Tech Study Guide
MoE Inference
Mixture-of-Experts inference with active vs total parameters, expert routing, expert parallelism, all-to-all communication, load balance, capacity, KV cache, and serving tradeoffs.
MoE Inference
Mixture-of-Experts models contain many expert feed-forward networks but route each token to only a subset. This can increase total parameter count without activating every parameter per token, but it adds routing, load balancing, communication, and serving complexity.
Command Examples
model:
total_parameters:
active_parameters_per_token:
num_experts:
experts_per_token:
layers_with_experts:
Example output and meaning:
| Command | Example output | What it does |
|---|---|---|
Captured fields |
Named fields with concrete values: IDs, scores, tokens, routes, states, timestamps, or errors. |
Turns a capture template into evidence you can compare across runs. |
Always distinguish total parameters from active parameters. Total parameters drive storage and loading. Active parameters drive per-token compute.
MoE Concepts
| Concept | Serving Meaning |
|---|---|
| Router/gate | Chooses experts per token. |
| Expert | Usually an MLP block specialized by training. |
| Top-k experts | Number of experts activated per token. |
| Active parameters | Parameters used for one token. |
| Total parameters | Full model storage and memory footprint. |
| Expert parallelism | Splits experts across devices. |
| All-to-all | Communication pattern for dispatching tokens to experts. |
| Load imbalance | Hot experts cause stalls or dropped capacity. |
Performance Tradeoffs
| Benefit | Cost |
|---|---|
| More capacity without activating all weights. | More complex routing and communication. |
| Potentially strong quality per active FLOP. | Expert imbalance can hurt throughput. |
| Experts can specialize. | Debugging token routing is harder. |
| Sparse activation lowers compute. | Total weights still need storage/loading. |
MoE attention still uses KV cache. Expert routing changes MLP compute and communication, not the fundamental need to cache attention keys and values during autoregressive decode.
Operational Checks
| Check | Why |
|---|---|
| Active vs total params | Capacity and cost planning. |
| Expert utilization | Detect hot or unused experts. |
| All-to-all latency | Interconnect bottleneck signal. |
| Batch shape | Token routing imbalance can worsen with small batches. |
| Quantization compatibility | Experts and router may have different sensitivity. |
| Fallback route | MoE serving issues can require dense-model fallback. |
Incident Flow
- Confirm whether latency is attention, expert MLP, or communication bound.

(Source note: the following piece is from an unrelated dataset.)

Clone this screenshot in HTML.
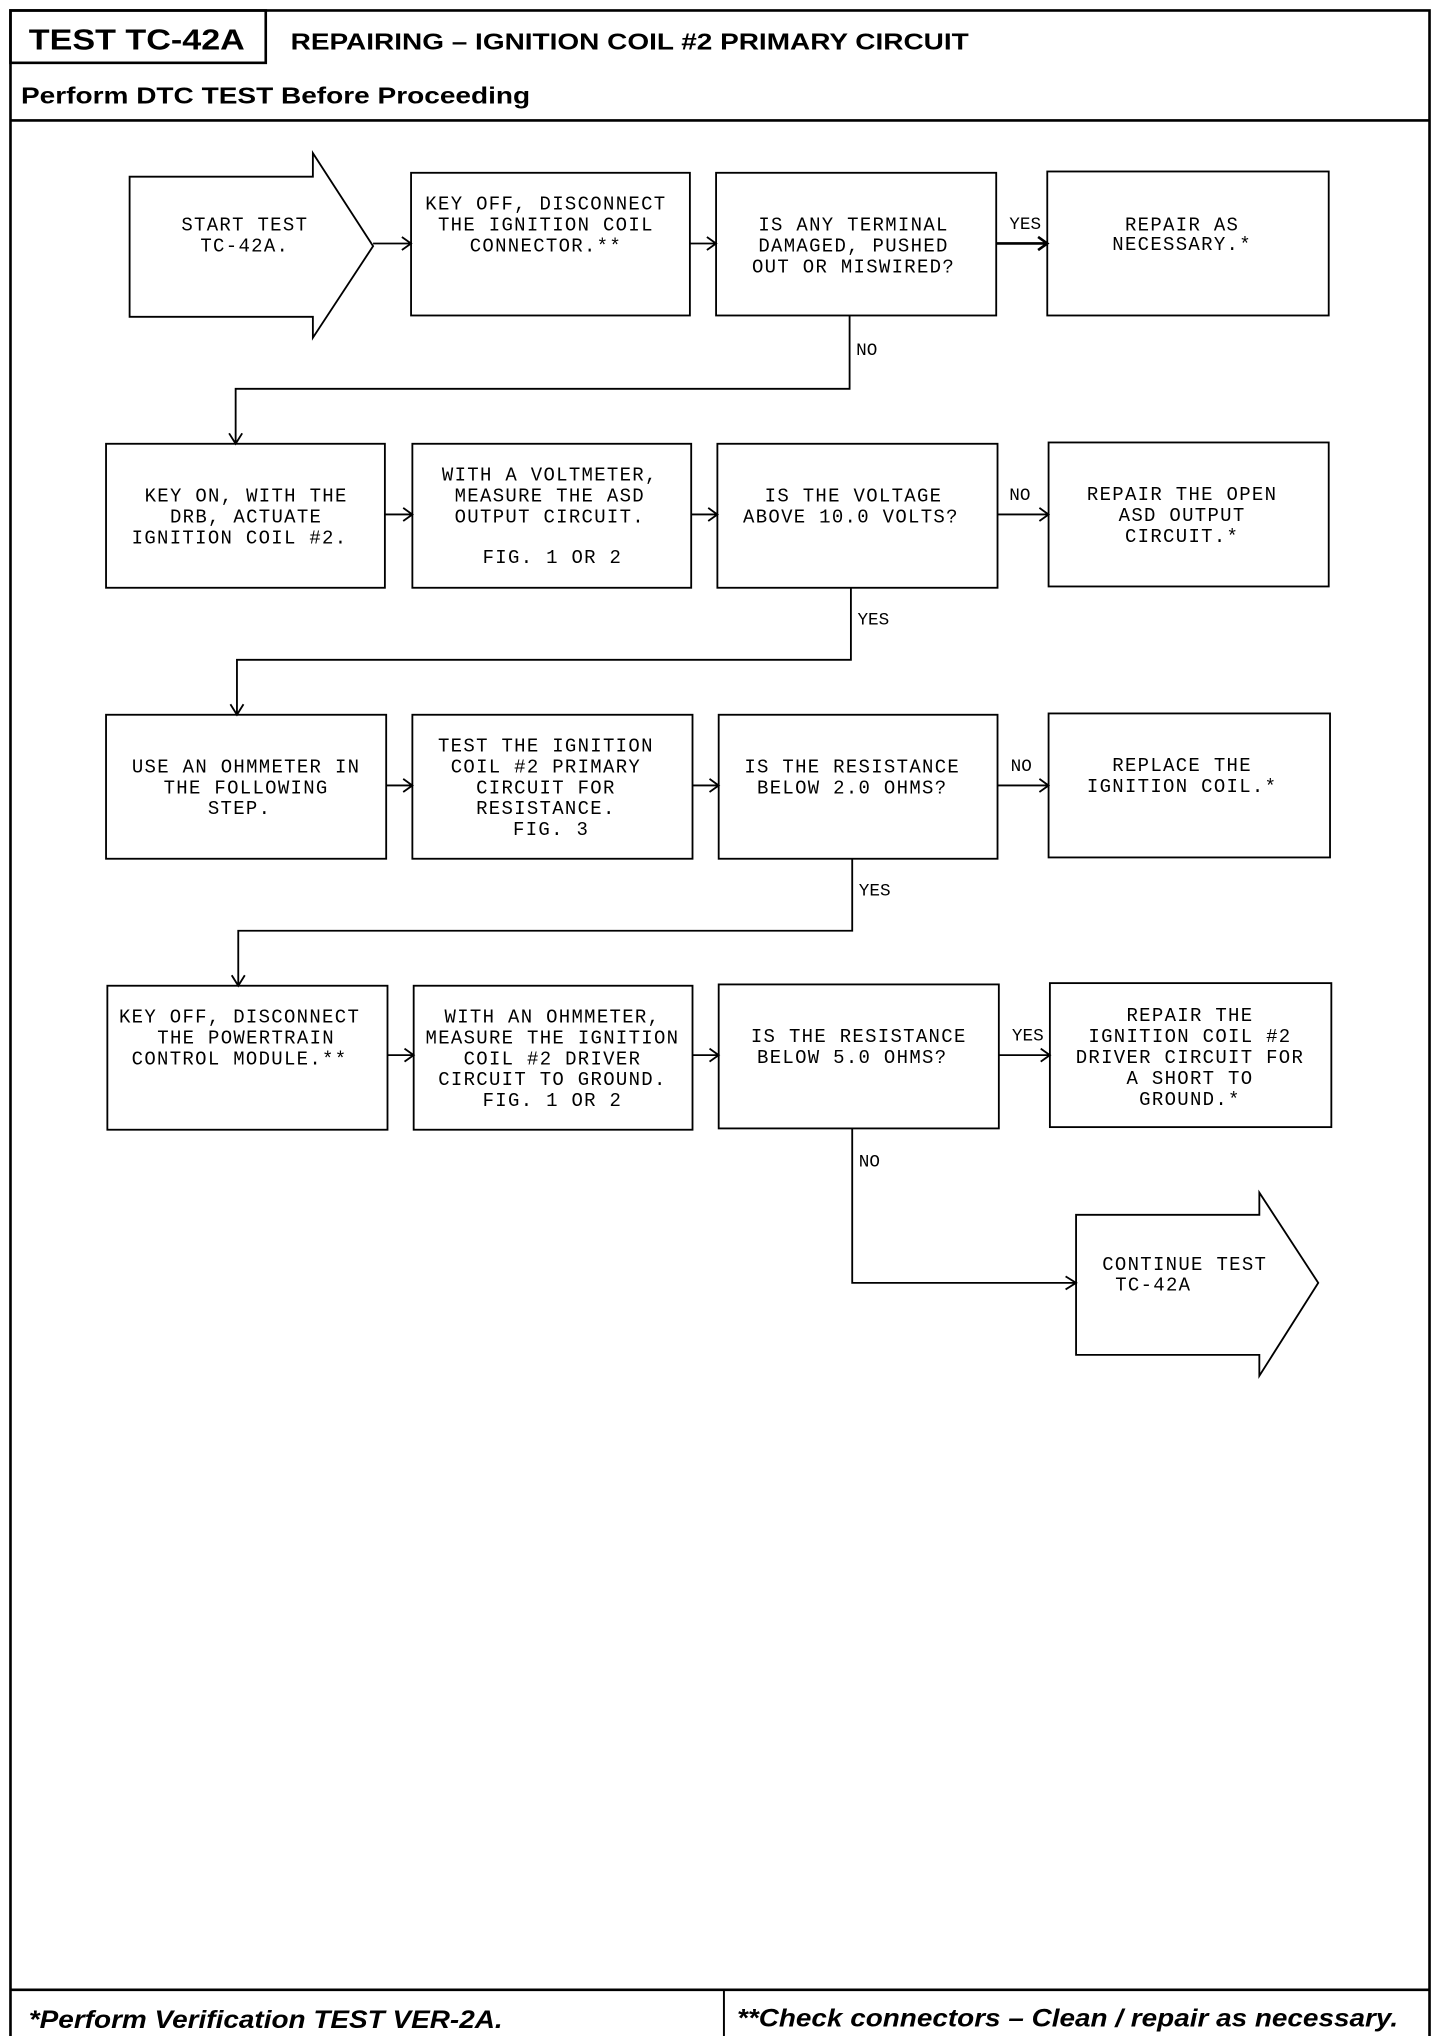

- Compare expert utilization and all-to-all timing.
- Check batch size, sequence length mix, and routing skew.
- Compare dense baseline if available.
- Check quantization or runtime changes near the incident.
Study Cards
Why separate active and total parameters for MoE?
Total parameters affect storage/loading, while active parameters affect per-token compute.
What makes MoE inference operationally harder?
Expert routing, load imbalance, expert parallelism, and all-to-all communication add bottlenecks.
Does MoE remove KV-cache pressure?
No. MoE changes expert MLP compute, but attention still needs KV cache during autoregressive inference.